The image of this knee triggered anger in me for the blatant hypocrispy in America. The knee downwards reminded me of when Colin Kaepernick, a black football player, was kneeling with one knee down during the national anthem to peacefully protest police brutality and the injustice against African Americans. He faced huge backlash as a result, which eventually ended his football career. Contrast this with a white policeman kneeling on the neck of a vunerable black man to choke him to death. The message is abhorently clear. The American system is intentionally designed to choke the livelihoods of African Americans and America expects them to accept it and give nothing but absolute obedience. These two images speaks volume about the flagrant racism, prejudice and the double standards in America. The injustice is so blatant that anyone who does not acknowledge this is either sharing the white agenda to supress vunerable minorities or lying to themselves because they are too weak or lazy to confront it.

I was also angry about the other three police officers who just stood by indifferently, looking away, as if their fellow colleague was taking a casual piss. They have blood on their hands too even if they did not directly kill George. Every individual is responsible for their action and no action is an action in itself. By not intervening to help George, these other three police officers makes it clear that they also could care less if he died and maybe also waiting for him to die too. It is obvious the four policemen were completely aligned in their motives during this incident. They bare the same fault and should be held to the same accountability.

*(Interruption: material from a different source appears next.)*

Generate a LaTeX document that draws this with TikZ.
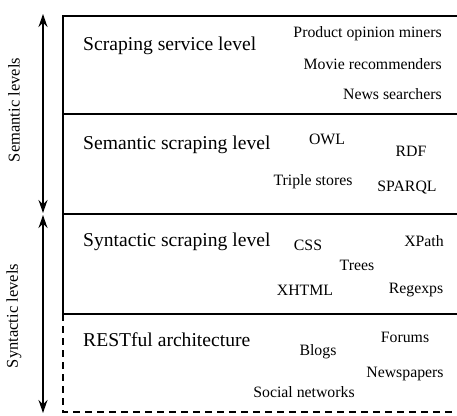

It also invoked great shame in me as an Asian American because two of the policemen that stood by, Tou Thao and Alexander Kueng, were Asian Americans. I am not saying Asian Americans bare greater responsibility in speaking up for Africian American rights, everyone should. But it feels like a slap to the face of African Americans when Asian Americans, who have their own share of injustice and racial struggles, have also reaped the rights and benefits of what Africian Americans have sowed. No doubt African Americans are the most influential in progressing civil rights in America. All minorities have benefited from this and we should be aligned in our struggle and support each other. If we aren’t, then we are falling in line with the white agenda that divide minorities and pit them against each other so that whites can remain on top. It makes sense from an opressor strategy because minorities are easier to control and weakened by segregating them into smaller numbers.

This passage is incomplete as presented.